The Democratic Unionist Party cannot be allowed to veto an agreement on power sharing in Northern Ireland, a senior Sinn Féin member said today.
Mr Gerry Kelly also said the Rev Ian Paisley's comments on decommissioning last night were "bizarre".
He accused Dr Paisley of trying to deal with the issue of decommissioning "exclusively on his terms and in a way which involves an unachievable process of humiliation".
Dr Paisley said last night that he has information that the IRA may be about to decommission - but without providing the DUP's demand of photographic verification.
But ahead of a meeting between the Taoiseach and British Prime Minister today, Dr Paisley made it clear that if the IRA decommissioned under the original terms of the International Independent Commission on Decommissioning (IICD), it would be unacceptable to the DUP.
Speaking in Belfast today, Mr Kelly said: "We now have Ian Paisley saying that he does not want the IRA to deal with the issues of arms and activities conclusively.
"After years of claiming that the issue of arms was at the top of the agenda for unionism, Ian Paisley is now demanding, bizarrely, that the IRA do not deal with the issue of their weapons.

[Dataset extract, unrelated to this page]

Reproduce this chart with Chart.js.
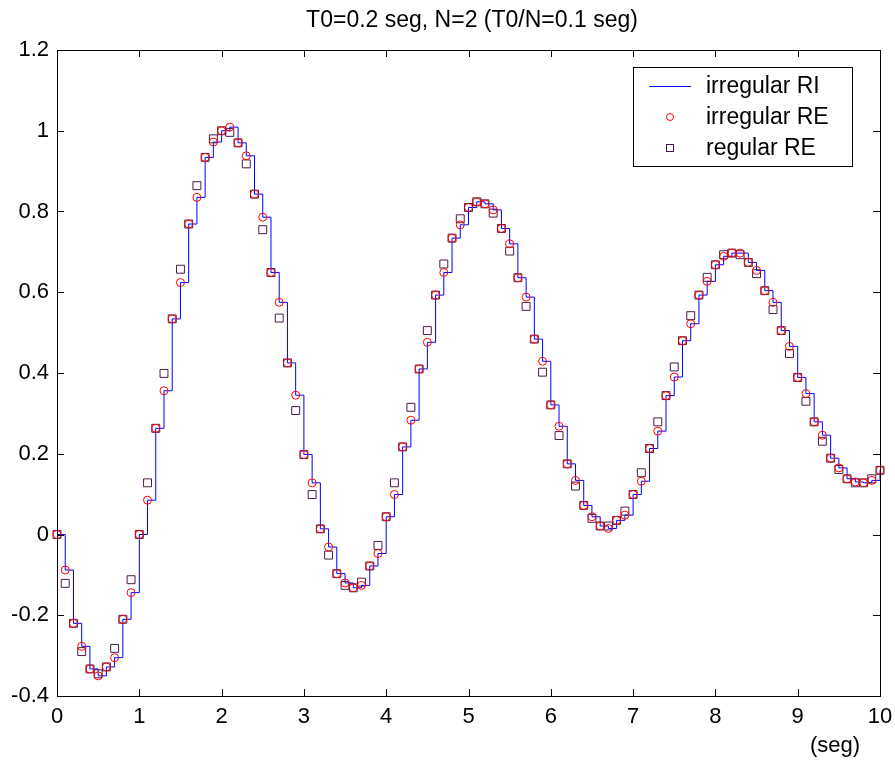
<!DOCTYPE html>
<html>
<head>
<meta charset="utf-8">
<title>T0=0.2 seg, N=2</title>
<script src="https://cdn.jsdelivr.net/npm/chart.js@4.4.0/dist/chart.umd.min.js"></script>
<style>
    html, body { margin: 0; padding: 0; background: #ffffff; }
    #wrap { width: 895px; height: 762px; }
</style>
</head>
<body>
<div id="wrap"><canvas id="chart" width="895" height="762"></canvas></div>
<script>
// Sample times (seg), every T0/N = 0.1 seg
const times = [
    0.0, 0.1, 0.2, 0.3, 0.4, 0.5, 0.6, 0.7, 0.8, 0.9,
    1.0, 1.1, 1.2, 1.3, 1.4, 1.5, 1.6, 1.7, 1.8, 1.9,
    2.0, 2.1, 2.2, 2.3, 2.4, 2.5, 2.6, 2.7, 2.8, 2.9,
    3.0, 3.1, 3.2, 3.3, 3.4, 3.5, 3.6, 3.7, 3.8, 3.9,
    4.0, 4.1, 4.2, 4.3, 4.4, 4.5, 4.6, 4.7, 4.8, 4.9,
    5.0, 5.1, 5.2, 5.3, 5.4, 5.5, 5.6, 5.7, 5.8, 5.9,
    6.0, 6.1, 6.2, 6.3, 6.4, 6.5, 6.6, 6.7, 6.8, 6.9,
    7.0, 7.1, 7.2, 7.3, 7.4, 7.5, 7.6, 7.7, 7.8, 7.9,
    8.0, 8.1, 8.2, 8.3, 8.4, 8.5, 8.6, 8.7, 8.8, 8.9,
    9.0, 9.1, 9.2, 9.3, 9.4, 9.5, 9.6, 9.7, 9.8, 9.9,
    10.0
];

// irregular sampling (circles) - also the held values of the RI staircase
const irregularRE = [
    0.000, -0.088, -0.220, -0.277, -0.333, -0.350, -0.328, -0.305, -0.210, -0.144,
    0.000, 0.085, 0.263, 0.356, 0.534, 0.624, 0.769, 0.835, 0.934, 0.972,
    1.000, 1.009, 0.970, 0.938, 0.843, 0.786, 0.649, 0.575, 0.425, 0.345,
    0.198, 0.128, 0.014, -0.031, -0.097, -0.120, -0.132, -0.126, -0.078, -0.047,
    0.044, 0.099, 0.217, 0.283, 0.410, 0.476, 0.593, 0.649, 0.734, 0.767,
    0.810, 0.824, 0.819, 0.804, 0.758, 0.720, 0.636, 0.588, 0.484, 0.429,
    0.321, 0.268, 0.175, 0.134, 0.072, 0.044, 0.021, 0.015, 0.035, 0.048,
    0.099, 0.132, 0.213, 0.256, 0.344, 0.390, 0.480, 0.522, 0.593, 0.627,
    0.668, 0.689, 0.697, 0.697, 0.674, 0.654, 0.604, 0.575, 0.505, 0.466,
    0.389, 0.349, 0.279, 0.246, 0.189, 0.165, 0.138, 0.130, 0.128, 0.134,
    0.159
];

// regular sampling (squares)
const regularRE = [
    0.000, -0.121, -0.220, -0.290, -0.333, -0.345, -0.328, -0.282, -0.210, -0.112,
    0.000, 0.128, 0.263, 0.399, 0.534, 0.657, 0.769, 0.864, 0.934, 0.980,
    1.000, 0.996, 0.970, 0.918, 0.843, 0.755, 0.649, 0.536, 0.425, 0.307,
    0.198, 0.099, 0.014, -0.051, -0.097, -0.126, -0.132, -0.118, -0.078, -0.027,
    0.044, 0.128, 0.217, 0.315, 0.410, 0.505, 0.593, 0.670, 0.734, 0.782,
    0.810, 0.824, 0.819, 0.796, 0.758, 0.702, 0.636, 0.565, 0.484, 0.402,
    0.321, 0.245, 0.175, 0.120, 0.072, 0.040, 0.021, 0.021, 0.035, 0.058,
    0.099, 0.153, 0.213, 0.279, 0.344, 0.415, 0.480, 0.542, 0.593, 0.637,
    0.668, 0.693, 0.697, 0.693, 0.674, 0.646, 0.604, 0.557, 0.505, 0.448,
    0.389, 0.330, 0.279, 0.231, 0.189, 0.161, 0.138, 0.128, 0.128, 0.138,
    0.159
];

const xTickLabels = ['0', '1', '2', '3', '4', '5', '6', '7', '8', '9', '10'];
const yTickLabels = ['-0.4', '-0.2', '0', '0.2', '0.4', '0.6', '0.8', '1', '1.2'];
const seriesNames = ['irregular RI', 'irregular RE', 'regular RE'];

const FONT = "'Liberation Sans', Arial, sans-serif";
const BLUE = '#0000ff';
const RED = '#ff0000';
const PURPLE = '#4b1a4b';

function toPoints(values) {
    return times.map((t, i) => ({ x: t, y: values[i] }));
}

// MATLAB-like frame: box, inward ticks, title, axis unit and legend
const matlabFrame = {
    id: 'matlabFrame',
    afterDraw(chart) {
        const ctx = chart.ctx;
        const area = chart.chartArea;
        const xs = chart.scales.x;
        const ys = chart.scales.y;
        const tick = 7;

        ctx.save();
        ctx.strokeStyle = '#000';
        ctx.lineWidth = 1;
        ctx.strokeRect(area.left + 0.5, area.top + 0.5, area.right - area.left, area.bottom - area.top);

        ctx.beginPath();
        xs.ticks.forEach(t => {
            const px = Math.round(xs.getPixelForValue(t.value)) + 0.5;
            ctx.moveTo(px, area.bottom);
            ctx.lineTo(px, area.bottom - tick);
            ctx.moveTo(px, area.top);
            ctx.lineTo(px, area.top + tick);
        });
        ys.ticks.forEach(t => {
            const py = Math.round(ys.getPixelForValue(t.value)) + 0.5;
            ctx.moveTo(area.left, py);
            ctx.lineTo(area.left + tick, py);
            ctx.moveTo(area.right, py);
            ctx.lineTo(area.right - tick, py);
        });
        ctx.stroke();

        // title
        ctx.fillStyle = '#000';
        ctx.font = '23px ' + FONT;
        ctx.textAlign = 'center';
        ctx.textBaseline = 'middle';
        ctx.fillText('T0=0.2 seg, N=2 (T0/N=0.1 seg)', 472, 21);

        // unit under the x axis
        ctx.font = '22px ' + FONT;
        ctx.textAlign = 'center';
        ctx.fillText('(seg)', 835, 746);

        // legend
        const lx = 633, ly = 67, lw = 219, lh = 99;
        ctx.fillStyle = '#fff';
        ctx.fillRect(lx, ly, lw, lh);
        ctx.strokeStyle = '#000';
        ctx.strokeRect(lx + 0.5, ly + 0.5, lw, lh);

        const rows = [86, 117, 148];
        ctx.strokeStyle = BLUE;
        ctx.beginPath();
        ctx.moveTo(649, rows[0] + 0.5);
        ctx.lineTo(691, rows[0] + 0.5);
        ctx.stroke();

        ctx.strokeStyle = RED;
        ctx.beginPath();
        ctx.arc(670, rows[1], 3.5, 0, Math.PI * 2);
        ctx.stroke();

        ctx.strokeStyle = PURPLE;
        ctx.strokeRect(666.5, rows[2] - 3.5, 7, 7);

        ctx.fillStyle = '#000';
        ctx.font = '23px ' + FONT;
        ctx.textAlign = 'left';
        ctx.textBaseline = 'middle';
        seriesNames.forEach((name, i) => ctx.fillText(name, 706, rows[i] + 1));
        ctx.restore();
    }
};

const ctx = document.getElementById('chart').getContext('2d');
new Chart(ctx, {
    type: 'line',
    data: {
        datasets: [
            {
                label: seriesNames[0],
                data: toPoints(irregularRE),
                borderColor: BLUE,
                borderWidth: 1,
                stepped: true,
                pointRadius: 0,
                fill: false,
                order: 3
            },
            {
                label: seriesNames[2],
                data: toPoints(regularRE),
                showLine: false,
                pointStyle: 'rect',
                pointRadius: 5.6,
                pointBorderColor: PURPLE,
                pointBackgroundColor: 'rgba(0,0,0,0)',
                pointBorderWidth: 1,
                clip: false,
                order: 2
            },
            {
                label: seriesNames[1],
                data: toPoints(irregularRE),
                showLine: false,
                pointStyle: 'circle',
                pointRadius: 4,
                pointBorderColor: RED,
                pointBackgroundColor: 'rgba(0,0,0,0)',
                pointBorderWidth: 1,
                clip: false,
                order: 1
            }
        ]
    },
    options: {
        responsive: false,
        animation: false,
        layout: { padding: { top: 50, right: 15, left: 0, bottom: 0 } },
        plugins: {
            legend: { display: false },
            title: { display: false },
            tooltip: { enabled: false }
        },
        scales: {
            x: {
                type: 'linear',
                min: 0,
                max: 10,
                afterFit: scale => {
                    scale.height = 66;
                    scale.paddingLeft = 0;
                    scale.paddingRight = 0;
                },
                grid: { display: false, drawTicks: false },
                border: { display: false },
                ticks: {
                    stepSize: 1,
                    padding: 8,
                    color: '#000',
                    font: { family: FONT, size: 22 },
                    maxRotation: 0,
                    callback: (value, index) => xTickLabels[index]
                }
            },
            y: {
                type: 'linear',
                min: -0.4,
                max: 1.2,
                afterFit: scale => {
                    scale.width = 57;
                    scale.paddingTop = 0;
                    scale.paddingBottom = 0;
                },
                grid: { display: false, drawTicks: false },
                border: { display: false },
                ticks: {
                    stepSize: 0.2,
                    padding: 8,
                    color: '#000',
                    font: { family: FONT, size: 22 },
                    callback: (value, index) => yTickLabels[index]
                }
            }
        }
    },
    plugins: [matlabFrame]
});
</script>
</body>
</html>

"The DUP cannot be allowed to veto an agreement which deals with all outstanding issues including those of concern to unionists. The DUP cannot be allowed to paralysis the process of change set out in the Good Friday Agreement," Mr Kelly said.
Gerry Kelly, Sinn Fein
The Taoiseach will meet Mr Tony Blair on the sidelines of the European Council meeting in Brussels today to discuss the stumbling block of the verification of IRA decommissioning.
Dr Paisley has insisted on extensive photographic evidence of IRA weapons' destruction - which he claims is needed to satisfy the unionist "man in the street". However, Sinn Féin and the IRA have branded the idea a non-starter and a humiliation too far.
Sinn Féin chairman Mr Mitchel McLaughlin said Mr Paisley was so intent on humiliating the IRA he was ready to throw away the chance of progress. He said the DUP leader giving the IRA an ultimatum not to deal conclusively with its weapons was "an absurd situation which would be laughable if it were not so serious".
Mr McLaughlin was careful not to comment on whether Mr Paisley's claims were correct. But he said the situation was now the "stuff of Alice in Wonderland".
He said: "It must appear to many, including surely some within his own party, that Ian Paisley's fixation on humiliating republicans now stands in the way of finding a resolution to the current problem."